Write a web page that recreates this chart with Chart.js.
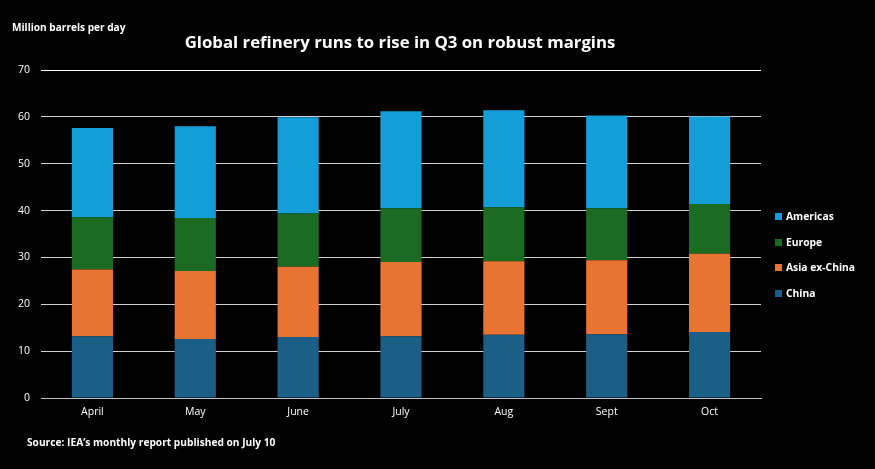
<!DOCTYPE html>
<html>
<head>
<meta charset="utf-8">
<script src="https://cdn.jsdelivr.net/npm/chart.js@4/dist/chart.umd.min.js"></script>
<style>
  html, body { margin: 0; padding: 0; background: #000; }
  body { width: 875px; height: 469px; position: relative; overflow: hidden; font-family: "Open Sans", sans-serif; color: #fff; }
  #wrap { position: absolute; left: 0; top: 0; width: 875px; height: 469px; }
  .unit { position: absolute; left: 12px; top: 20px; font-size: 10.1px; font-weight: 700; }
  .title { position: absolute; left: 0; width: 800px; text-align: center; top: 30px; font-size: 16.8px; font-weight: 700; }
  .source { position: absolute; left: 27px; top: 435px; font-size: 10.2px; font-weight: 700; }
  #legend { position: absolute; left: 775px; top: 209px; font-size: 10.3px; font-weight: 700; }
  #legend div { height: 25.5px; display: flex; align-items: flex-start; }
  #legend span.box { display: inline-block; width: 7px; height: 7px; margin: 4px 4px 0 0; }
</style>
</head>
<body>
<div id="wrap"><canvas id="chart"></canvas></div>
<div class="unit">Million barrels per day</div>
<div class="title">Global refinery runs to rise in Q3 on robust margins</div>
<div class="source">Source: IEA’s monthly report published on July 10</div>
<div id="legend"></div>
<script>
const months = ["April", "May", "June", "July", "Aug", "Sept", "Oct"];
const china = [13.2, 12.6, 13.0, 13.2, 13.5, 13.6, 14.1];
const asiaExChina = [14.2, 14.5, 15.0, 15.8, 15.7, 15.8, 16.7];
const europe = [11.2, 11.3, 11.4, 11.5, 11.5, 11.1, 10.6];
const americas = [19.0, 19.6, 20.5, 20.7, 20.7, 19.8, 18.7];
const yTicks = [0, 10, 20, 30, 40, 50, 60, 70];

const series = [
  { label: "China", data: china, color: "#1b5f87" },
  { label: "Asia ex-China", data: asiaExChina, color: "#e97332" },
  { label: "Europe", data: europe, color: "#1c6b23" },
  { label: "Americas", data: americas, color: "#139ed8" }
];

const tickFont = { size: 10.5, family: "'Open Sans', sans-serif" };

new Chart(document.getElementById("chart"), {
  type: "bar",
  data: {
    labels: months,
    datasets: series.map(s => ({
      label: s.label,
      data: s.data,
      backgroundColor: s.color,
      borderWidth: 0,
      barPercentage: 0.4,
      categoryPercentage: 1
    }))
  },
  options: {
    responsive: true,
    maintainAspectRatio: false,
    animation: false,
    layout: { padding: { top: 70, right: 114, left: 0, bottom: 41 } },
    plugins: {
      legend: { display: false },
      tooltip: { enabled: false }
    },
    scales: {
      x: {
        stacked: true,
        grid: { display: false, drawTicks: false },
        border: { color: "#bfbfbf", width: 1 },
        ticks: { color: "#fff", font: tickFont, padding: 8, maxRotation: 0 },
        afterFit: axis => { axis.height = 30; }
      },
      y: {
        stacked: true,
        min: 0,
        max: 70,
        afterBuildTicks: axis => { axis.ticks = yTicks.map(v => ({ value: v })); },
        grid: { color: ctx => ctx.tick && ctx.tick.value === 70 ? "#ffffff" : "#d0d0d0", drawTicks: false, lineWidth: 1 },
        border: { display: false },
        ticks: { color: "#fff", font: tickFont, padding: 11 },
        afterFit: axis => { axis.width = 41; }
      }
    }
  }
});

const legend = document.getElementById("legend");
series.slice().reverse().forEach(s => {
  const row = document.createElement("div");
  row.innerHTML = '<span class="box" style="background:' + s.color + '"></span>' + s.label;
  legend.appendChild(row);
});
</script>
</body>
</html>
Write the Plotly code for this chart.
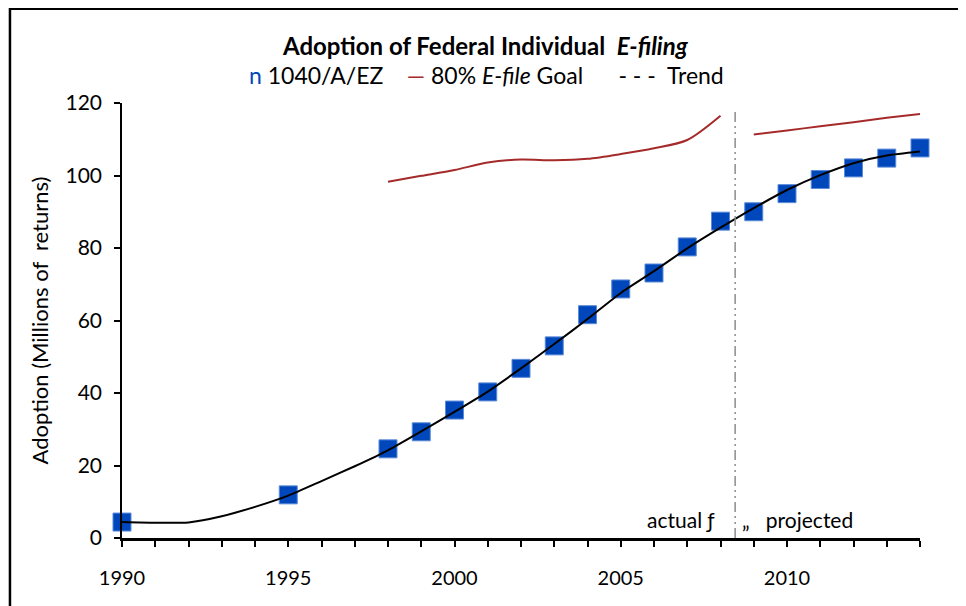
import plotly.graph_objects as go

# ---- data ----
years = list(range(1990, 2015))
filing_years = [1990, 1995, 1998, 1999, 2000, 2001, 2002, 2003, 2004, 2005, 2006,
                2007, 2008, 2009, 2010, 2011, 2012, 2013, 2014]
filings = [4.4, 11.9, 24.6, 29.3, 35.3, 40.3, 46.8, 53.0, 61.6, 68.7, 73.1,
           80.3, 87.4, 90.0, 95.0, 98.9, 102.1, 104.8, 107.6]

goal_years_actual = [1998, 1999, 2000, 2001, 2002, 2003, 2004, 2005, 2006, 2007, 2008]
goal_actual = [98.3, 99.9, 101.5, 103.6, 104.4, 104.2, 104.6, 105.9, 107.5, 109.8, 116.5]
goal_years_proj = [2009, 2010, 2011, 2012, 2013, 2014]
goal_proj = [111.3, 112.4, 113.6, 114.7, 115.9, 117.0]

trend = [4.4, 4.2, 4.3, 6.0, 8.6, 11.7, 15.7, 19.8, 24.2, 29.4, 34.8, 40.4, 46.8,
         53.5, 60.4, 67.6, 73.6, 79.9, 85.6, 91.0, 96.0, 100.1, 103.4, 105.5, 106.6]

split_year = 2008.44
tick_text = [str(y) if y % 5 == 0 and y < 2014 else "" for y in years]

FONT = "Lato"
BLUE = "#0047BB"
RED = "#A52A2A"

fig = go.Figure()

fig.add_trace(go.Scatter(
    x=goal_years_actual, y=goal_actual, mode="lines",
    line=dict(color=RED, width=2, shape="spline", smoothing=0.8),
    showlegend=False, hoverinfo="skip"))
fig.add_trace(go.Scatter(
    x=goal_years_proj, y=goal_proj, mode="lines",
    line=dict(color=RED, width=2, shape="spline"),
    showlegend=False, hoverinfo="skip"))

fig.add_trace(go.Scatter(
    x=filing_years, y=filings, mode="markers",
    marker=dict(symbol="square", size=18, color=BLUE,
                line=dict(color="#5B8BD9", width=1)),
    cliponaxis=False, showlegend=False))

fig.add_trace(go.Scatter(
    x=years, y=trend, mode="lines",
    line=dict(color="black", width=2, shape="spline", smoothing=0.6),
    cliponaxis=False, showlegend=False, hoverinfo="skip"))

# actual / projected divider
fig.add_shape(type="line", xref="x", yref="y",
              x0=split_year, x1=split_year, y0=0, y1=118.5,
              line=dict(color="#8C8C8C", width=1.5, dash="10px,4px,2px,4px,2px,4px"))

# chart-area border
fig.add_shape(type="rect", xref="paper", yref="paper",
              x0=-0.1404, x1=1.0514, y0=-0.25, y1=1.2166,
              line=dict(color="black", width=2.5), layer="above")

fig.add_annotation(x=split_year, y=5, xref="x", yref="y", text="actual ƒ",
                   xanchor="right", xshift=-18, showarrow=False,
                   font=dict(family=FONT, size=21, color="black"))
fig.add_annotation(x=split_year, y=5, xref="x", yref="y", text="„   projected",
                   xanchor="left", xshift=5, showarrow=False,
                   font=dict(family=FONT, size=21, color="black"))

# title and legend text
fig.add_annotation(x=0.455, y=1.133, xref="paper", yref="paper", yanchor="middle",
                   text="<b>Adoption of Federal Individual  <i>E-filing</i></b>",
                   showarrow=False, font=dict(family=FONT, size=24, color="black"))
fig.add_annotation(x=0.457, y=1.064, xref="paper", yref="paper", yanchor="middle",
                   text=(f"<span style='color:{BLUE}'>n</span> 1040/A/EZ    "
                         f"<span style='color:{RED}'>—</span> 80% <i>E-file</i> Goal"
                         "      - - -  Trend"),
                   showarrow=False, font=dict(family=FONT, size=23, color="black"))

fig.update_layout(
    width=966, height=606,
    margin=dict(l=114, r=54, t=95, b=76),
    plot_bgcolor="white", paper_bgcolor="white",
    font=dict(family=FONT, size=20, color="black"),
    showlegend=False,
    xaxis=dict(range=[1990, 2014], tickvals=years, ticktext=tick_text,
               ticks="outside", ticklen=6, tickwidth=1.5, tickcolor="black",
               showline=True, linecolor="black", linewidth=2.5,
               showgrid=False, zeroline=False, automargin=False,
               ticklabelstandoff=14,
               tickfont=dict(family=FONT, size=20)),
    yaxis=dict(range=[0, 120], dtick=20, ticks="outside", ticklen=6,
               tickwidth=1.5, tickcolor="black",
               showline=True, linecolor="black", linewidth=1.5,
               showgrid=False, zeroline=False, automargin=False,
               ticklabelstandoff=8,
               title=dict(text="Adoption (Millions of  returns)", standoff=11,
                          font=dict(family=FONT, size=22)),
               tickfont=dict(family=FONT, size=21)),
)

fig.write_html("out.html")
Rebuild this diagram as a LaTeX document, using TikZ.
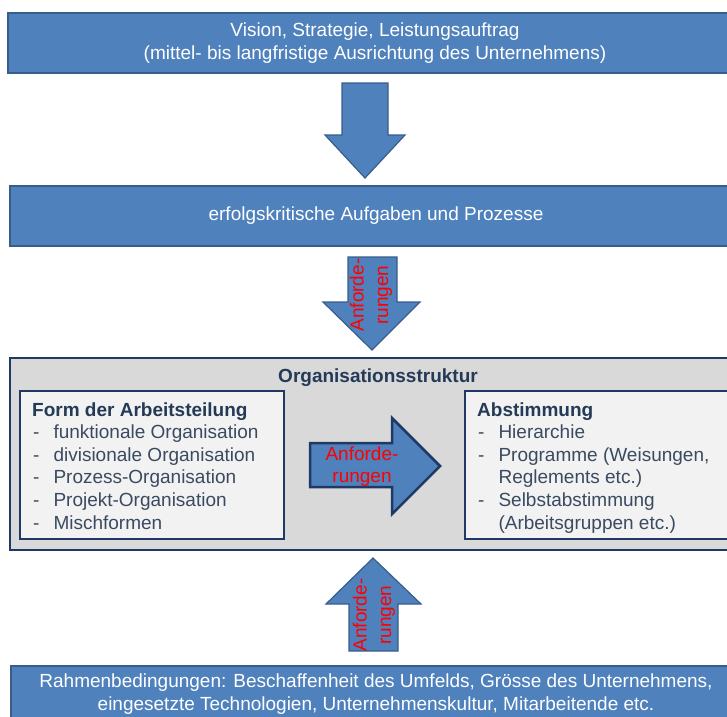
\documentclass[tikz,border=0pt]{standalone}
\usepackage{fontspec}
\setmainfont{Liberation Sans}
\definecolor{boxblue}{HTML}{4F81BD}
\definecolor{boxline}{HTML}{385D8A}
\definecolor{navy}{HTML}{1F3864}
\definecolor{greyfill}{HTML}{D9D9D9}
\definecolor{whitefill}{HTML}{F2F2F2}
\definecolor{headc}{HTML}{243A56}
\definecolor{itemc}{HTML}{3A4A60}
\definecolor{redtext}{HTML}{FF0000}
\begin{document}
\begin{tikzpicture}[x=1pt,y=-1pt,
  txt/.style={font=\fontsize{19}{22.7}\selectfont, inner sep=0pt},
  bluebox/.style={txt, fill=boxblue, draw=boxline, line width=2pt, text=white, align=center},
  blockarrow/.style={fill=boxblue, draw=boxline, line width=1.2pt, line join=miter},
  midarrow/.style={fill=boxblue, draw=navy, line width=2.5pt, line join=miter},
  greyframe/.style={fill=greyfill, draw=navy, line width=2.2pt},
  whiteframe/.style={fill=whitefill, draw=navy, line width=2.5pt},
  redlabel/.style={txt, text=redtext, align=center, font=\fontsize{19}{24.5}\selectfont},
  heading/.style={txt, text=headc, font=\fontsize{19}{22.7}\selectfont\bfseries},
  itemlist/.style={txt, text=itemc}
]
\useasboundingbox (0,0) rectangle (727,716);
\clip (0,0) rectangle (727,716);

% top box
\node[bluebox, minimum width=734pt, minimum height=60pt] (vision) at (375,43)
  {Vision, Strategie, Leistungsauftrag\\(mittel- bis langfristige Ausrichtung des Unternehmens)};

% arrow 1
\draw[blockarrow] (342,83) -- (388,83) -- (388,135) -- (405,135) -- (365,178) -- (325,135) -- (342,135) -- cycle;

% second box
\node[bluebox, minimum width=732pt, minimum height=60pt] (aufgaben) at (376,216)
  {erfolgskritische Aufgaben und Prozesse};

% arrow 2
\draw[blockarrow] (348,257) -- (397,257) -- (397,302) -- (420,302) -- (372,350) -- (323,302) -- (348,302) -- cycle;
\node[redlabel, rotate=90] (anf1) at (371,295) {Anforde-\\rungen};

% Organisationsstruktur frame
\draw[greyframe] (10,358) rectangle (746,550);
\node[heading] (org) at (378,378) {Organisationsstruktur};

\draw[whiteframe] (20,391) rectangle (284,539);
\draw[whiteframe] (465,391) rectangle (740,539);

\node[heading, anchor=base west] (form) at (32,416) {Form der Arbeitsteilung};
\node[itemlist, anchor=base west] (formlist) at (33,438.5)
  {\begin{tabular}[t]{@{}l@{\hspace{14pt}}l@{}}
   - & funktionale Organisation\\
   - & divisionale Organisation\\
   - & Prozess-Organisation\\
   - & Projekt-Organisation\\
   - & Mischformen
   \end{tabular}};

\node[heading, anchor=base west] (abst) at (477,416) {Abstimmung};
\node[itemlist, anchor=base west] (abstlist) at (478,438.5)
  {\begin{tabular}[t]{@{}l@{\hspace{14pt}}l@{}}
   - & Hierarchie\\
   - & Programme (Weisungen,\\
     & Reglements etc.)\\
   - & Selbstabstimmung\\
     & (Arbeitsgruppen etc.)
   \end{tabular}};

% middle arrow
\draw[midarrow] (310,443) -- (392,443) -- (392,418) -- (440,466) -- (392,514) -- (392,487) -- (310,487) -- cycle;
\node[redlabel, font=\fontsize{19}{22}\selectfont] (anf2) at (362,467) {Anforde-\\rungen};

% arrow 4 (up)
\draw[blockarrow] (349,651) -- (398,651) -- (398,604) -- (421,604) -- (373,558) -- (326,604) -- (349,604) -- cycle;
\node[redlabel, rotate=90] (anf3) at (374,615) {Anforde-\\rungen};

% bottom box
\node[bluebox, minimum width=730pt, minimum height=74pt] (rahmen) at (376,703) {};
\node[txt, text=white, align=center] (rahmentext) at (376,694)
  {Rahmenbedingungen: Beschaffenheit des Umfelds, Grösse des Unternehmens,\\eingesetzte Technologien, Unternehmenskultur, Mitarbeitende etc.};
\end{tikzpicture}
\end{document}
• • • • • • •
▶ [Required task]: Both the line with "Rebuild this diagram" and the line with "rotate=90] (anf1) at" are included: reproduce them and every line between, exactly, with pictures omitted.

▶ [Exercise solution]:
Rebuild this diagram as a LaTeX document, using TikZ.
\documentclass[tikz,border=0pt]{standalone}
\usepackage{fontspec}
\setmainfont{Liberation Sans}
\definecolor{boxblue}{HTML}{4F81BD}
\definecolor{boxline}{HTML}{385D8A}
\definecolor{navy}{HTML}{1F3864}
\definecolor{greyfill}{HTML}{D9D9D9}
\definecolor{whitefill}{HTML}{F2F2F2}
\definecolor{headc}{HTML}{243A56}
\definecolor{itemc}{HTML}{3A4A60}
\definecolor{redtext}{HTML}{FF0000}
\begin{document}
\begin{tikzpicture}[x=1pt,y=-1pt,
  txt/.style={font=\fontsize{19}{22.7}\selectfont, inner sep=0pt},
  bluebox/.style={txt, fill=boxblue, draw=boxline, line width=2pt, text=white, align=center},
  blockarrow/.style={fill=boxblue, draw=boxline, line width=1.2pt, line join=miter},
  midarrow/.style={fill=boxblue, draw=navy, line width=2.5pt, line join=miter},
  greyframe/.style={fill=greyfill, draw=navy, line width=2.2pt},
  whiteframe/.style={fill=whitefill, draw=navy, line width=2.5pt},
  redlabel/.style={txt, text=redtext, align=center, font=\fontsize{19}{24.5}\selectfont},
  heading/.style={txt, text=headc, font=\fontsize{19}{22.7}\selectfont\bfseries},
  itemlist/.style={txt, text=itemc}
]
\useasboundingbox (0,0) rectangle (727,716);
\clip (0,0) rectangle (727,716);

% top box
\node[bluebox, minimum width=734pt, minimum height=60pt] (vision) at (375,43)
  {Vision, Strategie, Leistungsauftrag\\(mittel- bis langfristige Ausrichtung des Unternehmens)};

% arrow 1
\draw[blockarrow] (342,83) -- (388,83) -- (388,135) -- (405,135) -- (365,178) -- (325,135) -- (342,135) -- cycle;

% second box
\node[bluebox, minimum width=732pt, minimum height=60pt] (aufgaben) at (376,216)
  {erfolgskritische Aufgaben und Prozesse};

% arrow 2
\draw[blockarrow] (348,257) -- (397,257) -- (397,302) -- (420,302) -- (372,350) -- (323,302) -- (348,302) -- cycle;
\node[redlabel, rotate=90] (anf1) at (371,295) {Anforde-\\rungen};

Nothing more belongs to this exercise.